Records with drawing code
___
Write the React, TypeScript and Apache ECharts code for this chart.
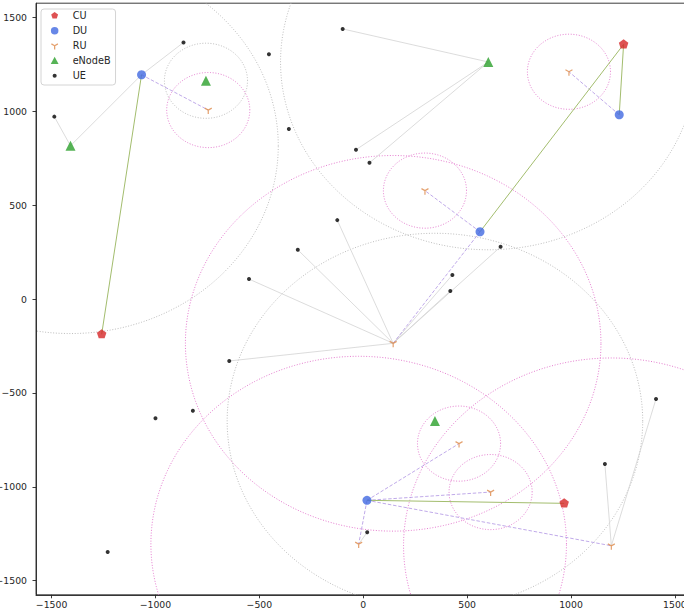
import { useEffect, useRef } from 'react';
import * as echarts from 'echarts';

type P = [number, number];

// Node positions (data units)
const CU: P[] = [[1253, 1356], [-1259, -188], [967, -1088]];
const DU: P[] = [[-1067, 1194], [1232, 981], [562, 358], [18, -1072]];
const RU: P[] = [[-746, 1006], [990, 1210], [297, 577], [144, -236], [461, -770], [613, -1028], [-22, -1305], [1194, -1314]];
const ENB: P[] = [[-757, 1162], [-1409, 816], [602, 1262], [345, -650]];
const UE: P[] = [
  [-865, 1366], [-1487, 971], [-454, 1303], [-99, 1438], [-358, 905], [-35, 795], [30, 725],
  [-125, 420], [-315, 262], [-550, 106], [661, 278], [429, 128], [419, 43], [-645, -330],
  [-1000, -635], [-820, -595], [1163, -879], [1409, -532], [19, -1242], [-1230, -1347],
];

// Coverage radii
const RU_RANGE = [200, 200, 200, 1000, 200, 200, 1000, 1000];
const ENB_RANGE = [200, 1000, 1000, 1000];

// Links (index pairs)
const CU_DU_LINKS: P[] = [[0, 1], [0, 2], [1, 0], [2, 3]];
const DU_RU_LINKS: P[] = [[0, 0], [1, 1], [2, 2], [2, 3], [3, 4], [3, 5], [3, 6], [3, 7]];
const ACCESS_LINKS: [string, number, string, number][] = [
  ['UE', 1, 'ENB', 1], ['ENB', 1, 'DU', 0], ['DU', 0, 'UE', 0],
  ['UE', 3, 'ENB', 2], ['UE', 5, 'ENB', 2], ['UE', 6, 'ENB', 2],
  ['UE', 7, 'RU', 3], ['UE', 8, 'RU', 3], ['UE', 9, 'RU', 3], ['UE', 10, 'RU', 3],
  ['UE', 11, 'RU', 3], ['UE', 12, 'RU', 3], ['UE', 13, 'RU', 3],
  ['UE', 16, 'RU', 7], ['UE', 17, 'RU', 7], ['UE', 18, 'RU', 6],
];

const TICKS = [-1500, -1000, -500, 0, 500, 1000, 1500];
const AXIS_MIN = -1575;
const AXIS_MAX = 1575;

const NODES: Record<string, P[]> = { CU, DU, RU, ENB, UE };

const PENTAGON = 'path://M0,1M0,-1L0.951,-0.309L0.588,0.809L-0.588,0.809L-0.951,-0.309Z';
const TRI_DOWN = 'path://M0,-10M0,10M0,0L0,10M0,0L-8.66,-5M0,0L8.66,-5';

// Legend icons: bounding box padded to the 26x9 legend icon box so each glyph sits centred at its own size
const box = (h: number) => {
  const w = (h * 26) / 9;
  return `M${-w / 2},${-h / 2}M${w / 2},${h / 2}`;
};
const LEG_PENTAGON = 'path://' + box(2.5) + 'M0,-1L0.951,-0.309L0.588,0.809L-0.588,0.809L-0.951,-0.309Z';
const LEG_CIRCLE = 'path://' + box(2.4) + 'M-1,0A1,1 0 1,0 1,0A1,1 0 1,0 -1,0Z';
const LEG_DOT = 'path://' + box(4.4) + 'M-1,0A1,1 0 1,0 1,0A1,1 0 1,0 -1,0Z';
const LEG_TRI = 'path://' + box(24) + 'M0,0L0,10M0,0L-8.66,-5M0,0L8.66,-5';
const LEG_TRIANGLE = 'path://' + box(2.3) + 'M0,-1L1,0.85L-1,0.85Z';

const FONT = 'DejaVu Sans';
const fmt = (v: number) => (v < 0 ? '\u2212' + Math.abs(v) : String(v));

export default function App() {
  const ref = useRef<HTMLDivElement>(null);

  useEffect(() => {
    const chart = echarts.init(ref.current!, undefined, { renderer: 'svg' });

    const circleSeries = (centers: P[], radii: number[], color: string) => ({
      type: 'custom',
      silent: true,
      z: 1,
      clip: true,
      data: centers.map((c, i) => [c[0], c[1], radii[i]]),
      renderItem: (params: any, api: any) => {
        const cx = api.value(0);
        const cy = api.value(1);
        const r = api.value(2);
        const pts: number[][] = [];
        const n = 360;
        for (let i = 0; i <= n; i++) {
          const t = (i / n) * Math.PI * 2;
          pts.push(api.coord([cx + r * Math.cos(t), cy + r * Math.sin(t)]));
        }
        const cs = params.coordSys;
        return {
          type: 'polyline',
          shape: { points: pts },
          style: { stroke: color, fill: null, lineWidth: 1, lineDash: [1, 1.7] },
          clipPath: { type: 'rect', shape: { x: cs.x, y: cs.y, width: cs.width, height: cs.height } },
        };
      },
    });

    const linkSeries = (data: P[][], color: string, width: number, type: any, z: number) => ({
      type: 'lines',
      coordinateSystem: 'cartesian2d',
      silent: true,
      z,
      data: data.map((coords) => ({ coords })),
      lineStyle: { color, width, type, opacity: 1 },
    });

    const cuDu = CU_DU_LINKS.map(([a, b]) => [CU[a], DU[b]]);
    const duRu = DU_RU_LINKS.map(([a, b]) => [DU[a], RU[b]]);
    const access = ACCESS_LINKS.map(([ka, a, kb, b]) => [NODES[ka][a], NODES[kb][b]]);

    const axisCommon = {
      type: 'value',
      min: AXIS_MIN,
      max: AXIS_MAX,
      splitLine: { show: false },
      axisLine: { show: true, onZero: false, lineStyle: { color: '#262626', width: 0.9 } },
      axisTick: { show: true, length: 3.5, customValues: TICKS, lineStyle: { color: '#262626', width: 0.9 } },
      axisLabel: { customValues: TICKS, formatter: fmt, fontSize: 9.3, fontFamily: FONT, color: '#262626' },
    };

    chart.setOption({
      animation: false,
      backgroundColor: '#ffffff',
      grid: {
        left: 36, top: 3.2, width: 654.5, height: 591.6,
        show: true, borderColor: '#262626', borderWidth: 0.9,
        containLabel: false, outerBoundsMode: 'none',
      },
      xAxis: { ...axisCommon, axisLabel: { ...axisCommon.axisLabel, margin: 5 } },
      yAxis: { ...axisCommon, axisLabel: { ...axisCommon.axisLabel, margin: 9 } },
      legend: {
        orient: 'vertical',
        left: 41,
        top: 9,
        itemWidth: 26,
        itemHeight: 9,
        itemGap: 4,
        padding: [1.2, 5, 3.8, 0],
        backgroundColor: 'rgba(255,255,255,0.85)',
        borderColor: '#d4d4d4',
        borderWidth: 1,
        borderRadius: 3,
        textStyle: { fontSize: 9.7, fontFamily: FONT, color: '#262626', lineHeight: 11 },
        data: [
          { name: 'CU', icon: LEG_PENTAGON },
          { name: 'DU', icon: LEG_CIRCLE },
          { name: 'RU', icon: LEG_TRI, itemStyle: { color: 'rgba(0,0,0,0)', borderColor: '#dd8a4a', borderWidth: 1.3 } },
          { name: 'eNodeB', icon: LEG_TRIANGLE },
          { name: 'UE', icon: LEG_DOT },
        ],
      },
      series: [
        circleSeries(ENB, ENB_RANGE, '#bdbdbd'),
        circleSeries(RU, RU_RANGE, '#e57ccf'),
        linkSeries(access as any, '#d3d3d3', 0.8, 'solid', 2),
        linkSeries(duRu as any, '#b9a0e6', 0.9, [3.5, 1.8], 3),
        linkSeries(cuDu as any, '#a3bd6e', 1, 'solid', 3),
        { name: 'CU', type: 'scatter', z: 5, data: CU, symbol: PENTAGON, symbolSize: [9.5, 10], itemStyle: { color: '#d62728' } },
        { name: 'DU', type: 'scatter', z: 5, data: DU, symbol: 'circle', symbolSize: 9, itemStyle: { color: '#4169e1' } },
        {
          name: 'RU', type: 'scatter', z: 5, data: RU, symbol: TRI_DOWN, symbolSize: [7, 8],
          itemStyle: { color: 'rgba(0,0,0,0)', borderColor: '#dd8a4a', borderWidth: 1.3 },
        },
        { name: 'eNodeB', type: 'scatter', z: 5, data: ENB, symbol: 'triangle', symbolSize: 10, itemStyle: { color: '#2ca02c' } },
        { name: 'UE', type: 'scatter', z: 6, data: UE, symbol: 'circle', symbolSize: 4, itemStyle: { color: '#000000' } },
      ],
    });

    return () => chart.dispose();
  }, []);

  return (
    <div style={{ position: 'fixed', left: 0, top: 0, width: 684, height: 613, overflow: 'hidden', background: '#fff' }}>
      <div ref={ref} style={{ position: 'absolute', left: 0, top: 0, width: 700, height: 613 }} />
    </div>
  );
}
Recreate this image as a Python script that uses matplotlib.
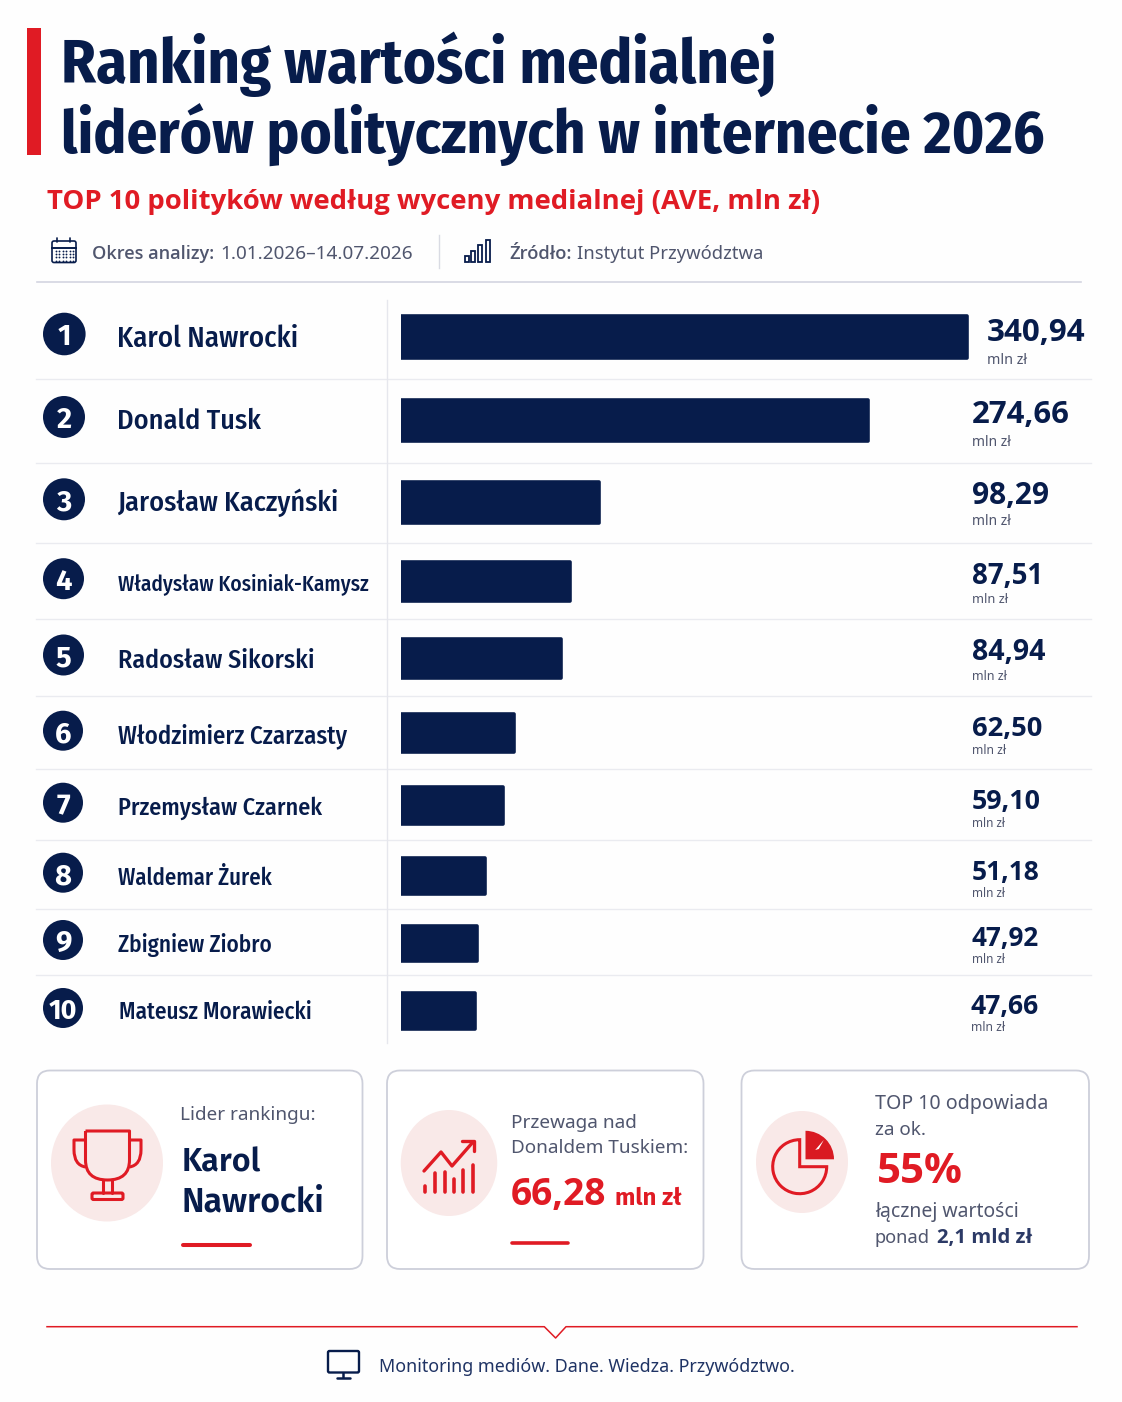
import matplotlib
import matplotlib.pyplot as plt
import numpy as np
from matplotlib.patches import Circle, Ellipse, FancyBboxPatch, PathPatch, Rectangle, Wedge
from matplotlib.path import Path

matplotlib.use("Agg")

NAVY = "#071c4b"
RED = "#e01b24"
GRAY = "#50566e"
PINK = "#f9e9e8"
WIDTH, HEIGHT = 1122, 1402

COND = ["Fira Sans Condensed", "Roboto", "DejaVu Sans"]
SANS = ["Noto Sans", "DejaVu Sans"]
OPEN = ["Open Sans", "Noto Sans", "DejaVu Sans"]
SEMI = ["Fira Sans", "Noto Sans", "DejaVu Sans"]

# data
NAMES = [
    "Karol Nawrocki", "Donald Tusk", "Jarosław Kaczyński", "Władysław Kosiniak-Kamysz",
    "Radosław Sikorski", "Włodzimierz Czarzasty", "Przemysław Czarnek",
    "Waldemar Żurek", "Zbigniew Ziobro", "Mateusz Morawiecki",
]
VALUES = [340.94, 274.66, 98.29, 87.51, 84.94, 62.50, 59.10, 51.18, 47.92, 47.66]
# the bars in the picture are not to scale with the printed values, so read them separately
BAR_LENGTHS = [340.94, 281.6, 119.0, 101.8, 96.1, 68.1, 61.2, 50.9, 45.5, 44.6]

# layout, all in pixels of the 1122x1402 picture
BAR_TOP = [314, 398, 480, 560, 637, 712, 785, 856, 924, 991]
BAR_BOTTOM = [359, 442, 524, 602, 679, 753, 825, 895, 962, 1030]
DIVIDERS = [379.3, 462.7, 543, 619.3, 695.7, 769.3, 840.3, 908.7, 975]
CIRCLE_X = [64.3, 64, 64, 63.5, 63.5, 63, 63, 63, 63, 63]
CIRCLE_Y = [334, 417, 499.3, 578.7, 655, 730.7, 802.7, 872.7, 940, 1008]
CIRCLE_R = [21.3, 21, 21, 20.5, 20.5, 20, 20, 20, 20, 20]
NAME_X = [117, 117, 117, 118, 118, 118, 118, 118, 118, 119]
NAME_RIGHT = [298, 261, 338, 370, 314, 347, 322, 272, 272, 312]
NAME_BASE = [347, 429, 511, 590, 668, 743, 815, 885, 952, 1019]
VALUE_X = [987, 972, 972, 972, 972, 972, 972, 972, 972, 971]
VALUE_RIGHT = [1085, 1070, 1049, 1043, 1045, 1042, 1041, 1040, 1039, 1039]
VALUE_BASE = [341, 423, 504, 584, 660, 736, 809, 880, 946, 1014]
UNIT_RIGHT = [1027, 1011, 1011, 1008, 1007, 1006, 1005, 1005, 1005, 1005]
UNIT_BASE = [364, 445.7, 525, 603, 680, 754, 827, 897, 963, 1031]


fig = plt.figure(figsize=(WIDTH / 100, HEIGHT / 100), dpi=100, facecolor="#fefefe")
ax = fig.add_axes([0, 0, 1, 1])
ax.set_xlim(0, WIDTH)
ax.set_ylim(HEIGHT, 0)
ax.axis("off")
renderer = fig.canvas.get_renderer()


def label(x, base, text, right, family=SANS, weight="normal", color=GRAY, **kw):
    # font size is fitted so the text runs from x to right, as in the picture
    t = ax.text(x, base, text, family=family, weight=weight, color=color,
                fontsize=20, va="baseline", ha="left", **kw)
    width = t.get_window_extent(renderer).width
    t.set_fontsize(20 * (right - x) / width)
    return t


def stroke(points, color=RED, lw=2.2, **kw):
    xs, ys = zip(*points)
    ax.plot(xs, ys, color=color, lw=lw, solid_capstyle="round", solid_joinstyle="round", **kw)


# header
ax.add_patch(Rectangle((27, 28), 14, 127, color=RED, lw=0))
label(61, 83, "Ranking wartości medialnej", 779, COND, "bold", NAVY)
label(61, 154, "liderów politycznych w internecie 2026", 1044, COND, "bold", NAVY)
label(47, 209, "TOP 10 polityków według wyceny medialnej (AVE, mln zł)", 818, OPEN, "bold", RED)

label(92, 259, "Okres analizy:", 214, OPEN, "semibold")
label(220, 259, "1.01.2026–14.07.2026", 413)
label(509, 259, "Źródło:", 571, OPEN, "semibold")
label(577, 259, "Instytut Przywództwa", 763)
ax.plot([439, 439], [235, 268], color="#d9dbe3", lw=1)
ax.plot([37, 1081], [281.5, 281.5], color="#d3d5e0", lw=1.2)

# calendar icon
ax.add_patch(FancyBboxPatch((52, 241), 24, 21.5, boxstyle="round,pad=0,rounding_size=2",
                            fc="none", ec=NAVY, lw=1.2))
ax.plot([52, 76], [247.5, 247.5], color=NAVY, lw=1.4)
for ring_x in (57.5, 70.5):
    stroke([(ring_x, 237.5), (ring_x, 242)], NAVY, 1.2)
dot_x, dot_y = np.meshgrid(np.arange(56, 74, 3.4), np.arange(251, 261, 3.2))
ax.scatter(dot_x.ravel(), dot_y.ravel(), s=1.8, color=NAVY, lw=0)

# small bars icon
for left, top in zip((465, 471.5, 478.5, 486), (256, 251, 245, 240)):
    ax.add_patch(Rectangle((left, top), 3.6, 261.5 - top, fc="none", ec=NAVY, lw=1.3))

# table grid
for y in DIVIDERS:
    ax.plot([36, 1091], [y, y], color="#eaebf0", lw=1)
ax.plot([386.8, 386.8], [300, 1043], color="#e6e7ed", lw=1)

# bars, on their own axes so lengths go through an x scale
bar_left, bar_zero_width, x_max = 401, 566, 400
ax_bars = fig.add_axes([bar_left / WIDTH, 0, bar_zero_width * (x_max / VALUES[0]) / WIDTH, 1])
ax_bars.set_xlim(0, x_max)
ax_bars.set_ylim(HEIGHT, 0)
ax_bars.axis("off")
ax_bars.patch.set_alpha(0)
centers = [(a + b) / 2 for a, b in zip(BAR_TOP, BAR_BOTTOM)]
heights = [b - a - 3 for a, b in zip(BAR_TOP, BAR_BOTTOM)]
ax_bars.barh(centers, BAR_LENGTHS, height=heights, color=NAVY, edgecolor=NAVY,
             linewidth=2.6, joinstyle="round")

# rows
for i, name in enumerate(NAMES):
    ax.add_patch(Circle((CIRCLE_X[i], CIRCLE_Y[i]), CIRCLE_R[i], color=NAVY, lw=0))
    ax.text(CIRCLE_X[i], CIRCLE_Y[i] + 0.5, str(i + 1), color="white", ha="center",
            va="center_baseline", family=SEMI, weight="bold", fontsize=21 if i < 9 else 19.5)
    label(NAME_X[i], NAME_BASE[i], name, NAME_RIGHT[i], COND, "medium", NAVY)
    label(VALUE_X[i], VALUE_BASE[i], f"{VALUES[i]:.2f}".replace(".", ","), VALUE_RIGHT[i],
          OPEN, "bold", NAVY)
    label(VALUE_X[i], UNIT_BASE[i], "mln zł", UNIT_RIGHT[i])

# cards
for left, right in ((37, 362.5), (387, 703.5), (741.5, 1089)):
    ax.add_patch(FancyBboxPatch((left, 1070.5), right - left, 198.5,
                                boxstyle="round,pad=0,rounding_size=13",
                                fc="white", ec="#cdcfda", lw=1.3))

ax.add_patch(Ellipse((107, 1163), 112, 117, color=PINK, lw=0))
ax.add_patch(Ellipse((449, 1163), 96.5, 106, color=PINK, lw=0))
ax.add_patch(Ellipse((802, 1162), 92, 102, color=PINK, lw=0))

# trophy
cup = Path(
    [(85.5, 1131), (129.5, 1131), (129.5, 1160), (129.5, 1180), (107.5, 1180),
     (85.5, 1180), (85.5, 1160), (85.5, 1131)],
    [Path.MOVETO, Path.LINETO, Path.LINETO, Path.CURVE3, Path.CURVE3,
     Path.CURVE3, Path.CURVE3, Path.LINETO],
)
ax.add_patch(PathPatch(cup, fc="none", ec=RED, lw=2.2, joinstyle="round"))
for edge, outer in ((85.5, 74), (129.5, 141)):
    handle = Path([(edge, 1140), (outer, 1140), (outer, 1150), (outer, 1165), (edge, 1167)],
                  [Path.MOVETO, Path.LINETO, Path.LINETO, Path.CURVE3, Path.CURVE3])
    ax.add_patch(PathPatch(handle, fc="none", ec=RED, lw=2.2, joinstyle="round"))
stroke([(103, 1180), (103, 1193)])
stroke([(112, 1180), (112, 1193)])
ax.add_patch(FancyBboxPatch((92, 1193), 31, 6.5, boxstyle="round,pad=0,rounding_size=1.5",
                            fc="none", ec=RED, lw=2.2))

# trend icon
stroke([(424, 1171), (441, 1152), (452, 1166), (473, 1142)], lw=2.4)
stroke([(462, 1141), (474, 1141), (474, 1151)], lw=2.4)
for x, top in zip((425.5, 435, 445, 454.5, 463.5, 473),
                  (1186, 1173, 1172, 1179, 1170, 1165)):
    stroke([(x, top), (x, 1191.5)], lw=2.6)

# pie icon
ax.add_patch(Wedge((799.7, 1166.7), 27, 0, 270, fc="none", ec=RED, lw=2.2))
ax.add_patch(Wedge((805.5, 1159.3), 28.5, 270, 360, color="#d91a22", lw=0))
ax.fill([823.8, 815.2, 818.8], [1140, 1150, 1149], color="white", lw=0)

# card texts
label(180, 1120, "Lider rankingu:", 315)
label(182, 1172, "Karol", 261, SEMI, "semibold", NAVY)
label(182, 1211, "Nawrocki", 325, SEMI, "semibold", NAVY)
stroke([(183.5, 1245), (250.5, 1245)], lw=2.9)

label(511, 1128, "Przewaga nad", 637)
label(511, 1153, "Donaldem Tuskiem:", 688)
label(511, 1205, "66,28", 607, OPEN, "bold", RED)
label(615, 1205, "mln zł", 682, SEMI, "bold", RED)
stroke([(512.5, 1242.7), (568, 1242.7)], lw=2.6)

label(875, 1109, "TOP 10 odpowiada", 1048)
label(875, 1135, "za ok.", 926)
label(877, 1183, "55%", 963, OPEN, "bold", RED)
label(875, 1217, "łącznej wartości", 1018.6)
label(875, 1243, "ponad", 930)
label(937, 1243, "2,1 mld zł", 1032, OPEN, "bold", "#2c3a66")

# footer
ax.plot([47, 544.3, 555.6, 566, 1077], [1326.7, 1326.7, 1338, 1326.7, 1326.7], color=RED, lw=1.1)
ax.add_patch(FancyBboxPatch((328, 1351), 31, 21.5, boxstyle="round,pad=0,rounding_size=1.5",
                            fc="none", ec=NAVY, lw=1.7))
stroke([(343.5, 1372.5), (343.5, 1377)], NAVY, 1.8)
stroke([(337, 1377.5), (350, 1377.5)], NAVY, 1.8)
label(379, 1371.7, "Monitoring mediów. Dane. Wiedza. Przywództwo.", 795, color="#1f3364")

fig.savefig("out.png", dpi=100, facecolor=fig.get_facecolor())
___
Task objective
Take the material above from its first line through the line holding "type P = [number, number];" and set it down exactly, without the pictures.

Written answer
Write the React, TypeScript and Apache ECharts code for this chart.
import { useEffect, useRef } from 'react';
import * as echarts from 'echarts';

type P = [number, number];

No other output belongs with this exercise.